Metn politics a factor in Gemayel’s return
Daily Star: Amin Gemayel’s return to the country is believed to be the outcome of a compromise between the former president and the administration. According to sources close to the issue, Gemayel was given the green light to return after his son Pierre promised not to ally with Metn MP Nassib Lahoud, President Emile Lahoud’s cousin, in the upcoming elections and join forces with MP Albert Mokheiber instead. This scenario would see three lists Murr, representing the government and allied with President Emile’s son Emile Jr.; Nassib Lahoud, representing the opposition, and Mokheiber-Gemayel doing battle.
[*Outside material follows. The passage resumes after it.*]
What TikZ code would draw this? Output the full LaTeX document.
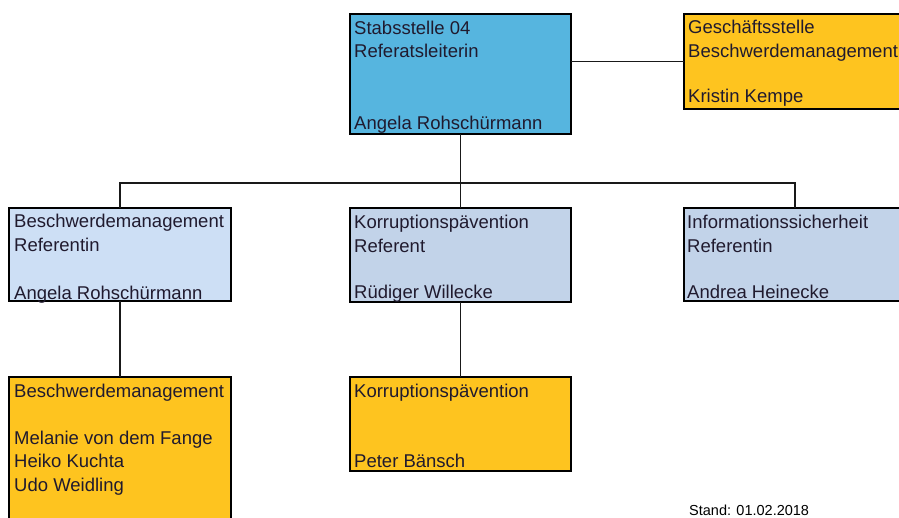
\documentclass[tikz,border=0pt]{standalone}
\usepackage{fontspec}
\setmainfont{Liberation Sans}
\definecolor{topblue}{RGB}{86,181,223}
\definecolor{orgbox}{RGB}{254,196,31}
\definecolor{lblueA}{RGB}{205,223,245}
\definecolor{lblueB}{RGB}{194,211,233}
\definecolor{txtc}{RGB}{32,26,46}
\begin{document}
\begin{tikzpicture}[x=1pt,y=-1pt,
  box/.style={draw=black,line width=2pt,anchor=north west,inner sep=0pt,outer sep=0pt},
  ln/.style={anchor=base west,inner sep=0pt,font=\fontsize{18.5}{22}\selectfont,text=txtc},
  con/.style={draw=black!90,line width=1.2pt}]
\useasboundingbox (0,0) rectangle (899,517);
\clip (0,0) rectangle (899,517);
\fill[white] (0,0) rectangle (899,517);

% connectors
\coordinate (bus) at (460.5,183);

% boxes
\node[box,fill=topblue,minimum width=221pt,minimum height=120pt] (top) at (350,14) {};
\node[box,fill=orgbox,minimum width=222pt,minimum height=95pt] (gs) at (684,14) {};
\node[box,fill=lblueA,minimum width=222pt,minimum height=93pt] (b1) at (9,208) {};
\node[box,fill=lblueB,minimum width=221pt,minimum height=94pt] (b2) at (350,208) {};
\node[box,fill=lblueB,minimum width=222pt,minimum height=93pt] (b3) at (684,208) {};
\node[box,fill=orgbox,minimum width=222pt,minimum height=160pt] (c1) at (9,377) {};
\node[box,fill=orgbox,minimum width=221pt,minimum height=94pt] (c2) at (350,377) {};

\draw[con] (gs.west) -- (gs.west -| top.east);
\draw[con] (top.south) -- (bus);
\draw[con] (b1.north) |- (bus) -| (b3.north);
\draw[con] (b2.north) -- (bus);
\draw[con] (b1.south) -- (c1.north);
\draw[con] (b2.south) -- (c2.north);

% texts
\node[ln] (t1) at (354,34) {Stabsstelle 04};
\node[ln] (t2) at (354,57) {Referatsleiterin};
\node[ln] (t3) at (354,129) {Angela Rohschürmann};

\node[ln] (g1) at (688,33) {Geschäftsstelle};
\node[ln] (g2) at (688,57) {Beschwerdemanagement};
\node[ln] (g3) at (688,102) {Kristin Kempe};

\node[ln] (m11) at (14,227) {Beschwerdemanagement};
\node[ln] (m12) at (14,251) {Referentin};
\node[ln] (m13) at (14,299) {Angela Rohschürmann};

\node[ln] (m21) at (354,228) {Korruptionspävention};
\node[ln] (m22) at (354,252) {Referent};
\node[ln] (m23) at (354,298) {Rüdiger Willecke};

\node[ln] (m31) at (687,228) {Informationssicherheit};
\node[ln] (m32) at (687,252) {Referentin};
\node[ln] (m33) at (687,298) {Andrea Heinecke};

\node[ln] (c11) at (14,397) {Beschwerdemanagement};
\node[ln] (c12) at (14,444) {Melanie von dem Fange};
\node[ln] (c13) at (14,467) {Heiko Kuchta};
\node[ln] (c14) at (14,491) {Udo Weidling};

\node[ln] (c21) at (354,397) {Korruptionspävention};
\node[ln] (c22) at (354,467) {Peter Bänsch};

\node[anchor=base west,inner sep=0pt,font=\fontsize{14.5}{17}\selectfont,text=black] (stand) at (689,515) {Stand: 01.02.2018};
\end{tikzpicture}
\end{document}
A political source said that Amin Gemayel hinted that his son might join Mokheiber on a list during a Tuesday meeting with Speaker Nabih Berri. Nassib Lahoud, Mokheiber and Gemayel share the same electoral base, namely Christians disillusioned with the post-Taif Accord political reality. Ensuring that they do not band together in the polls would clear the way for Interior Minister Michel Murr to emerge as the leading politician in Metn.
Mokheiber boycotted the 1992, while Gemayel was forced to seek exile in France. Nassib Lahoud thus emerged as one of the most popular opposition figures in the post-Taif years. But while an alliance among the three opposition politicians could have spelled trouble for Murr, this tripartite alliance’s chances were dying well before Amin Gemayel’s return. Nassib Lahoud and Mokheiber were in disagreement a month ago, following the latter’s alleged rapprochement with Murr. Murr, who has yet to announce his candidate list, had made it known that he was considering leaving the district’s other Orthodox seat vacant, allowing Mokheiber to win, on the condition that he did not ally himself with Lahoud. Murr’s current Orthodox ally, MP Raji Abu Haidar, already has indicated that he is not interested in seeking another term. With no official declarations of Pierre Gemayel’s intentions, Nassib Lahoud is still trying to win over the political scion and potential symbol of the opposition in an attempt to get disgruntled Christian voters to the ballot boxes.
But Lahoud has reportedly taken Gemayel’s hesitancy to announce his election intentions, as well as the ex-president’s return, as a sign that the former president has been co-opted by the government. Amin Gemayel himself reinforced this impression upon his return, having emphasized his desire to engage in dialogue with the country’s political forces and “be part of the national consensus and the reconstruction process.” His role as a potential opponent to the present regime as the public has tended to envision him in recent years appears to have been put on hold for the time being.